Data to use —

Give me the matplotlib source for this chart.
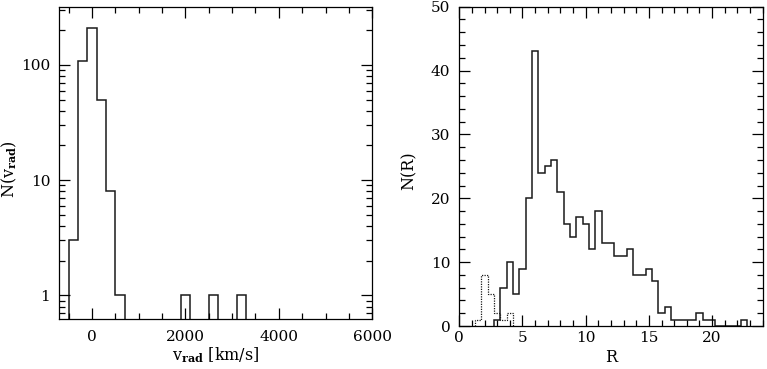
--
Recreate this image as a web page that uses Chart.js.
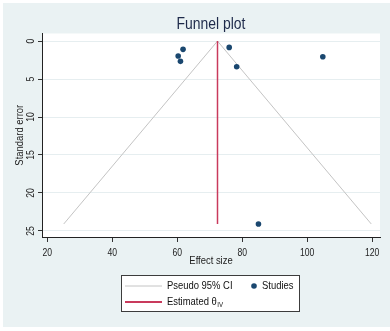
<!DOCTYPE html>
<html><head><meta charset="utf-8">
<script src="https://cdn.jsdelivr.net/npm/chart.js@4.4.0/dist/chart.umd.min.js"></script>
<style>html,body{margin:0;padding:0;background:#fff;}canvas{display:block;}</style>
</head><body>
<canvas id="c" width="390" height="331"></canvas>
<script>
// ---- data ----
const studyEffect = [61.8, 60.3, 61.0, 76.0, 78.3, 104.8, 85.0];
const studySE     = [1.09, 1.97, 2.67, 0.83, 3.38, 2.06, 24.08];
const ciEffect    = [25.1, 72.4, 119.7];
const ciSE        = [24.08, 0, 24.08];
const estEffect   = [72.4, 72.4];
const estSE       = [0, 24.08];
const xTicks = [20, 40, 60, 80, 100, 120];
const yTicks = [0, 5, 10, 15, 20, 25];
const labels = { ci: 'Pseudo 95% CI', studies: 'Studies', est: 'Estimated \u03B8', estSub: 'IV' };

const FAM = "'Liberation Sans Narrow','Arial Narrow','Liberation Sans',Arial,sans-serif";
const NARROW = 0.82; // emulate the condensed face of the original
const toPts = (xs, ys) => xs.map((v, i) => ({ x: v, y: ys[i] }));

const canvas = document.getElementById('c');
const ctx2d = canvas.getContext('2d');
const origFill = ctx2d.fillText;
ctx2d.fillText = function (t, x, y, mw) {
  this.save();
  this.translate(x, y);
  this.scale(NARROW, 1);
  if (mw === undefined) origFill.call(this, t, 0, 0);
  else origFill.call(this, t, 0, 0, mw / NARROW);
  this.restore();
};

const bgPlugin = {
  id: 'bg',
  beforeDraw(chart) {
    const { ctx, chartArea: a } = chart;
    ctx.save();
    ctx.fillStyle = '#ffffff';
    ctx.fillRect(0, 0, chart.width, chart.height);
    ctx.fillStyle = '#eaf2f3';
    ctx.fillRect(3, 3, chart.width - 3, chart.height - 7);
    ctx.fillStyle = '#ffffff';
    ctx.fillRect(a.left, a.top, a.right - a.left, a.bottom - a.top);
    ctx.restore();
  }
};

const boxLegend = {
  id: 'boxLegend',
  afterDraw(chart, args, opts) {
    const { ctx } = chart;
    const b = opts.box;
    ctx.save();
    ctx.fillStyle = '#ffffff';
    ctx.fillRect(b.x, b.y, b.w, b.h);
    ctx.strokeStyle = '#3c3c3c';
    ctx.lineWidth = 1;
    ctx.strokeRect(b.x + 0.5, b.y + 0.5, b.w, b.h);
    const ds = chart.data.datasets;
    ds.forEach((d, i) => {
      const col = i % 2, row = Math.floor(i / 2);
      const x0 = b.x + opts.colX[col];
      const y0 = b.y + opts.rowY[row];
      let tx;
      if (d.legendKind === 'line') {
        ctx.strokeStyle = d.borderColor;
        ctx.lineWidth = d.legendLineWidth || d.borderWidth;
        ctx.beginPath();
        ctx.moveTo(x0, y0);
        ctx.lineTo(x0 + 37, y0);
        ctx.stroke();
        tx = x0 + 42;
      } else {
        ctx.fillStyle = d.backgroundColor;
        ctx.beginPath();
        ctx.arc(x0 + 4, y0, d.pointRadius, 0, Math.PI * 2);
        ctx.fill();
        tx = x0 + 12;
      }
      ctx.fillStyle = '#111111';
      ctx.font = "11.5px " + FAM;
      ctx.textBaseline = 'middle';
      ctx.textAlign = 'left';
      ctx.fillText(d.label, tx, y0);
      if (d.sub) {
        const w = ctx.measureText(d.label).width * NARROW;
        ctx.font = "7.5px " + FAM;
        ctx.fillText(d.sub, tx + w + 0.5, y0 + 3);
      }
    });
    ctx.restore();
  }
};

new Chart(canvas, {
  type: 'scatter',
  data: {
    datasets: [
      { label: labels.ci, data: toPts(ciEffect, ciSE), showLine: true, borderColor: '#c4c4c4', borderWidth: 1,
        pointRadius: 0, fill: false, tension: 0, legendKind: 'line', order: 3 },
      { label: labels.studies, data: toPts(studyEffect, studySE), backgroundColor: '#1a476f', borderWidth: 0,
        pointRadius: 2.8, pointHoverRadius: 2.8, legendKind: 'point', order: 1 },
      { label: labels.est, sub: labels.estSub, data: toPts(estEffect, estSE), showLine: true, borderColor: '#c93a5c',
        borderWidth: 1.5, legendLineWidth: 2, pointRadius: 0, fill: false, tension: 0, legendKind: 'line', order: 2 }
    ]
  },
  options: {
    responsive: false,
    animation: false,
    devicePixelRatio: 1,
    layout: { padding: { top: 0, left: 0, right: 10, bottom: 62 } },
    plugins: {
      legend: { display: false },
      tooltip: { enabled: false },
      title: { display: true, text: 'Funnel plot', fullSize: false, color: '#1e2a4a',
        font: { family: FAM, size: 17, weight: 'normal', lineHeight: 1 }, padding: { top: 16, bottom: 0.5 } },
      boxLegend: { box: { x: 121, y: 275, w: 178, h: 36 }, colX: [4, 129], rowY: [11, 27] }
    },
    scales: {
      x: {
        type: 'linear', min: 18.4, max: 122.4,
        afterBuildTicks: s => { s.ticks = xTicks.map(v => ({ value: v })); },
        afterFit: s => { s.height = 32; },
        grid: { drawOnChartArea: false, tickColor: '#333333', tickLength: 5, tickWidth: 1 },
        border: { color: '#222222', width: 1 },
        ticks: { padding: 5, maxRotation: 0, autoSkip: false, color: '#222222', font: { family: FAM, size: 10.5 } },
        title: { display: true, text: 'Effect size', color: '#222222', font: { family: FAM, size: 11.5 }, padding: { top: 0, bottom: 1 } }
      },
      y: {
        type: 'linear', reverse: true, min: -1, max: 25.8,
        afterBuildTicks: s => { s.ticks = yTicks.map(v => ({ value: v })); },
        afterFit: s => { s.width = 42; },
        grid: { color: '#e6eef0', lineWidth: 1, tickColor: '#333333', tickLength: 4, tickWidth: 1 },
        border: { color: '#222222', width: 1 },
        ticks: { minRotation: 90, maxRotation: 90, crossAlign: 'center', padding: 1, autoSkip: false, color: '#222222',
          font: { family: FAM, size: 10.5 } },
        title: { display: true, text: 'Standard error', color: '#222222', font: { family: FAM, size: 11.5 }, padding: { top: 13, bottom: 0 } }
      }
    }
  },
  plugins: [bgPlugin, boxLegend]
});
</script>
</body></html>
...
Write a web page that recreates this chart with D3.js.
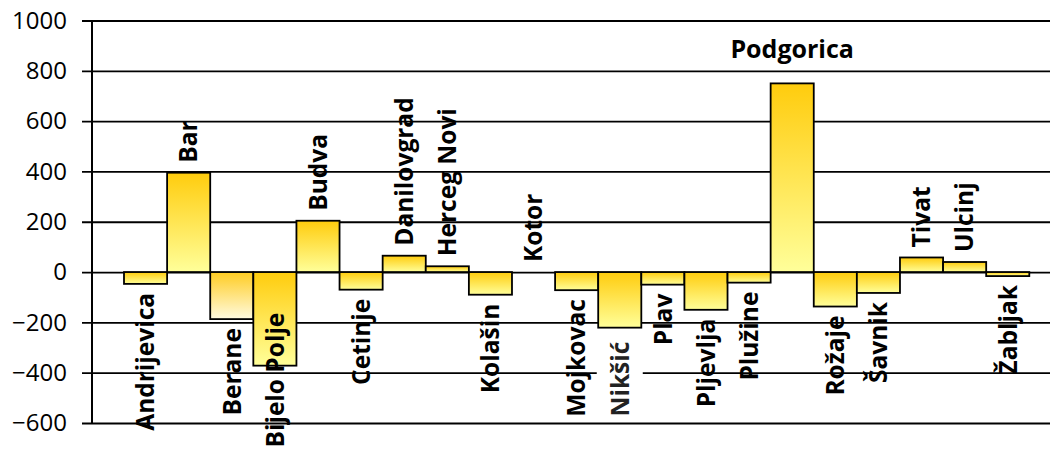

Goal — Copy whichever lines in the listing above contain the word "that".

The answer —
Recreate this image as a web page that uses Chart.js.
Write a web page that recreates this chart with D3.js.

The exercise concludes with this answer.